Coastal Mountain Mountaineering Literature: The Birthing Years

Mt. Garibaldi Park: Vancouver’s Alpine Playground

The other day, I was going through my library of mountaineering literature. Two books stepped out to greet me from a dusty part of the bookshelves.

Mt. Garibaldi Park:
Vancouver’s Alpine Playground
Don Munday: 1922

Mt. Garibaldi Park: Vancouver’s Alpine Playground

Don Munday, and his wife, Phyllis Munday, are best known as first generation, west coast pioneers in mountaineering, but Don was also a fine writer. He’s published popular and scholarly articles on the history and geography of mountains. But, Don’s book, published in 1922, Mt. Garibaldi Park: Vancouver’s Alpine Playground, is a not-to-miss literary and visual beauty —a collector’s item that’s aged almost 100 years. Don dedicated the booklet “to the truest lover of the mountains I know—My Wife”.

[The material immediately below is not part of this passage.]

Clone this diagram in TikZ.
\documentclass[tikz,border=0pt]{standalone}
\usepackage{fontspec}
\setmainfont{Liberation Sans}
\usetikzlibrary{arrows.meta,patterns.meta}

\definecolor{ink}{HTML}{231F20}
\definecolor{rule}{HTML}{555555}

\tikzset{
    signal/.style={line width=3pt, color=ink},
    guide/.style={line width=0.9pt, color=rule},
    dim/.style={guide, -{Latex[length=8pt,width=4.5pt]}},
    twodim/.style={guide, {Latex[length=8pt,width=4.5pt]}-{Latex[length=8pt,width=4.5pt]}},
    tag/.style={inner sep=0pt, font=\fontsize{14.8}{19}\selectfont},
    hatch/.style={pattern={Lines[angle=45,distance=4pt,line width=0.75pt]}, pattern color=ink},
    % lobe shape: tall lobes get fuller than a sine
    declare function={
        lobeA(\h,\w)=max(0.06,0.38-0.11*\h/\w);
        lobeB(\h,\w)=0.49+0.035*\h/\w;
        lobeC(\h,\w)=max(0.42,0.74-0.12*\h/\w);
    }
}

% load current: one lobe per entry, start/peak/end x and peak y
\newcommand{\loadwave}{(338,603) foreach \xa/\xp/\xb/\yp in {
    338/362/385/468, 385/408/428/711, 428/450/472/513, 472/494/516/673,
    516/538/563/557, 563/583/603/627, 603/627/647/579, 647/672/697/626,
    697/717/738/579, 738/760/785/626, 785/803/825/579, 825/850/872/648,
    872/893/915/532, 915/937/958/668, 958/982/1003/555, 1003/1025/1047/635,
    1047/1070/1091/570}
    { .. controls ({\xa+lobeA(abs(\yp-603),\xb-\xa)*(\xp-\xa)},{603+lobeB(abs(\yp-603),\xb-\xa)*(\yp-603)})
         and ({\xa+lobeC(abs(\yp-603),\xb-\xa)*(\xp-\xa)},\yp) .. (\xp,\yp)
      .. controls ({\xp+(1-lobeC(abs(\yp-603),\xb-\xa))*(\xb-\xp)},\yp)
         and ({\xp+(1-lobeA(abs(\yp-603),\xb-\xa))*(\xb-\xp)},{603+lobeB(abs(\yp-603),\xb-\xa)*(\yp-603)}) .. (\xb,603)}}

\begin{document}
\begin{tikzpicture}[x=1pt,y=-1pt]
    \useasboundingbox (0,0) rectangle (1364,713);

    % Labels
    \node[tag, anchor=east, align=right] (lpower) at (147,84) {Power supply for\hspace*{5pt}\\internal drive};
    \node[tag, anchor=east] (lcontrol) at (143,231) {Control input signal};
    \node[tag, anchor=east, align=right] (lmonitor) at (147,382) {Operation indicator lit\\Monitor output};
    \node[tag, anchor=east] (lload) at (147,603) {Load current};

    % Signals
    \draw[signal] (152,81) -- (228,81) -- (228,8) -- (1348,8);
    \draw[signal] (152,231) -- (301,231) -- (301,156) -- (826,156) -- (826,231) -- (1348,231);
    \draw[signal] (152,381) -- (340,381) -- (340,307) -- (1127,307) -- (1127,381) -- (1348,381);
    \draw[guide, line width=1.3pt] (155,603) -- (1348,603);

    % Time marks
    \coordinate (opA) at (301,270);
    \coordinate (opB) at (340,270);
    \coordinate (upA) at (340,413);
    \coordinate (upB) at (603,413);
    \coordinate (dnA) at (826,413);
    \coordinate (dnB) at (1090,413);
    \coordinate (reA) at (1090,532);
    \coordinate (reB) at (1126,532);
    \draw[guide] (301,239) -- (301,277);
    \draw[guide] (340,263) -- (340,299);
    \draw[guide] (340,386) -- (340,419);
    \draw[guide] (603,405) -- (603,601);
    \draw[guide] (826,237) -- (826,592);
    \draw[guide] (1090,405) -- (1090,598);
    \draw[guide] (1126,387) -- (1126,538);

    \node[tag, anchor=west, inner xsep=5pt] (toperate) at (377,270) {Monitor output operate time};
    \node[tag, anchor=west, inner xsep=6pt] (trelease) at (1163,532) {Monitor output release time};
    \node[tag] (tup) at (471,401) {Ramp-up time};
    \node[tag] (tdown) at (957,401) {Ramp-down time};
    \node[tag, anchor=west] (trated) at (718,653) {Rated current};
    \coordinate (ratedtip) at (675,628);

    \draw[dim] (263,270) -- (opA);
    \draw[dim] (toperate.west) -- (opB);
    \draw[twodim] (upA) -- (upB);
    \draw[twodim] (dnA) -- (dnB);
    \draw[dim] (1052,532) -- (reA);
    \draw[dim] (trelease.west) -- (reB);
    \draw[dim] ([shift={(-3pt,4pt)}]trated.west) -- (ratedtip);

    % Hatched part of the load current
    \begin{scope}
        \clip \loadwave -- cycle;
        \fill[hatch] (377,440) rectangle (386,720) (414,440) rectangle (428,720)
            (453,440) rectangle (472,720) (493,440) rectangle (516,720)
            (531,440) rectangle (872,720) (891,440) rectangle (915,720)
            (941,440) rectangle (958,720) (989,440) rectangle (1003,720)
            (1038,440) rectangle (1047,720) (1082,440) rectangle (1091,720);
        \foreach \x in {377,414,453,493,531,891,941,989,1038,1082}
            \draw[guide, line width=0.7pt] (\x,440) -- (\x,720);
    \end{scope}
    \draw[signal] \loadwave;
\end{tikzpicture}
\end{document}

The pamphlet – containing many vivid black and white photos – was published shortly after Mt. Garibaldi became a park, and, in many ways, was one of the first trail maps in BC used to explore and enjoy the newly-born park. ‘Mt. Garibaldi Park: Vancouver’s Alpine Playground’, a 50 page overview, offers multiple photos and intricate details of potential destinations – many a good glacier trip worth the making. The publication includes a larger fold-out map of Garibaldi Lake, a delight to sit and ponder. In conclusion, I’ll send a grateful nod to Don and Phyllis – long-time and active members of the BCMC and ACC-Vancouver section.

In The Western Mountains:
Early Mountaineering in British Columbia
Susan Leslie: 1980

In The Western Mountains: Early Mountaineering in British Columbia

I was fortunate to work with Susan Leslie for a few years at University of the Fraser Valley (she taught in the English department). Susan’s ‘In The Western Mountains‘ is a hasty, but insightful, overview of the western mountains and mountaineering in Canada, offering short eight sections over 75 pages and covering much terrain.

The Alps of North America,” “A Field for an Alpine Club,” “Mountaineering at the Coast,” and “Mystery Mountain,” are tasty morsels of chapters that whet the appetite for more. Many women are brought to the fore as innovative climbing partners. Susan covers – in a finely textured manner –  some of the group trips explored in the Coastal Mountains – and the legends and leaders of such challenging trips for those times. Needless to say, Don and Phyllis Munday are significant actors on such an expansive stage. Susan, like Don before her, has many a dramatic black and white photos, with each picture highlighting a journey into the origins of mountaineering in the western mountains. The dramatic cover photo and various maps illuminate treks hiked.

Susan performed many interviews to bring to light many women and men – and highlighting their adventurous memories – even though now mostly forgotten. Kudos to Susan for her sleuth work in the 1970s and bringing these stories forward into such a compelling book.

Those who have some abiding interest in the birthing phase of mountaineering on the west coast can learn much from the solid work of Don Munday and Susan Leslie.